The combination of these factors is highly unpredictable and means that it is extremely difficult for a business to foresee what its potential liability may be.

Possible causes of action

Bank customers caught up in such contracts may have the following possible legal claims against their bank:

(a) Negligent advice  

The bank may owe the customer a duty of care at common law to advise and/or to provide complete and accurate information to the customer in respect of the contracts.  This duty may include:  

  • a duty not to recommend derivative contracts which were unsuitable and/or inappropriate;
  • a duty to explain the nature and effect of the contracts;
  • a duty to ensure that the information was complete and accurate;
  • a duty to inform as to the risks involved, in particular in relation to potential losses; and
  • a duty to inform as to the effects and risks of restructuring the contracts.  

The bank’s terms and conditions relating to the contracts include disclaimer clauses to the effect that it is not providing advice to the customer. It would be usual for the bank to seek to rely on those disclaimers and argue that they should be regarded as “basis” clauses, i.e. clauses which set out the basis on which the parties are deemed to have entered the contract. The bank would say that the effect of a basis clause is that it prevents the customer from arguing that the bank was advising them, no matter what the bank may have said to the customer.  

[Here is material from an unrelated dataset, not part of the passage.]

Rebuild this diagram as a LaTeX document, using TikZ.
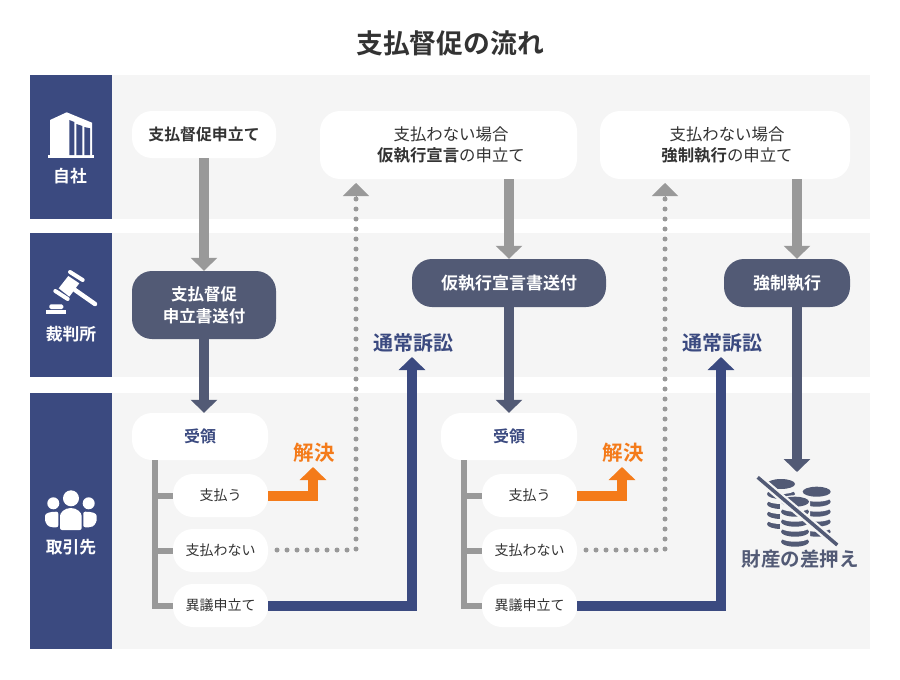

There is legal authority, however, that basis clauses may not be effective if the bank knew that the basis was untrue. For example, if the bank was well aware that the customer was not taking its own advice or carrying out risk management, then the bank would know the non-advisory clause did not reflect the reality of the situation.  

The customer could also argue that the disclaimer clauses are not basis clauses but are exclusion clauses. If they are regarded as exclusion clauses, then it is arguable that they were not reasonable under the Unfair Contract Terms Act 1977. It is further arguable that the clauses were unreasonable because the customer was in no position to calculate the potential risks and costs whereas the bank had sophisticated systems available to do this.   

If it can be proved that the bank was in breach of its duty of care, recovery of all the losses suffered by the customer could be sought on the basis that, if the bank had complied with its duties, the customer would not have entered into such transactions.

(b) Best execution  

The bank may have been in breach of its contract with the customer in that it failed to comply with its best execution policy.

Banks are under a statutory requirement to provide its Retail Clients with ”best execution”, i.e. to sell such clients products at the market rate. If the customer is not a Retail Client as defined by the FCA, it will not be entitled to this statutory protection and it will have to see whether the bank’s terms and conditions included a contractual “best execution policy”. If so, it might be possible to claim that the bank had not complied with its contractual policy if the bank had made excessive profits from the transactions.

A successful claim could result in the customer being able to recover the difference between the price at which the products were sold and the appropriate market price they should have been sold at.  

(c) Forex manipulation  

The FCA’s findings that several banks were guilty of manipulating the forex market may allow a further claim by the customer.  

The claim would be that the bank was liable for misrepresentation in that the customer entered into the transactions relying on an implied representation by the bank concerned that the forex rates were properly and honestly calculated and, had the customer known that the rates were being manipulated by the bank, the customer would not have entered into the contracts in the first place. On that basis, the customer should be put back in the position it would have been in had it not entered into the transactions with the bank, so all the contracts with the bank should be cancelled and any losses suffered by the customer as a result should be refunded. An alternative claim would be that the customer should be able to recover losses it suffered as a result of the manipulation.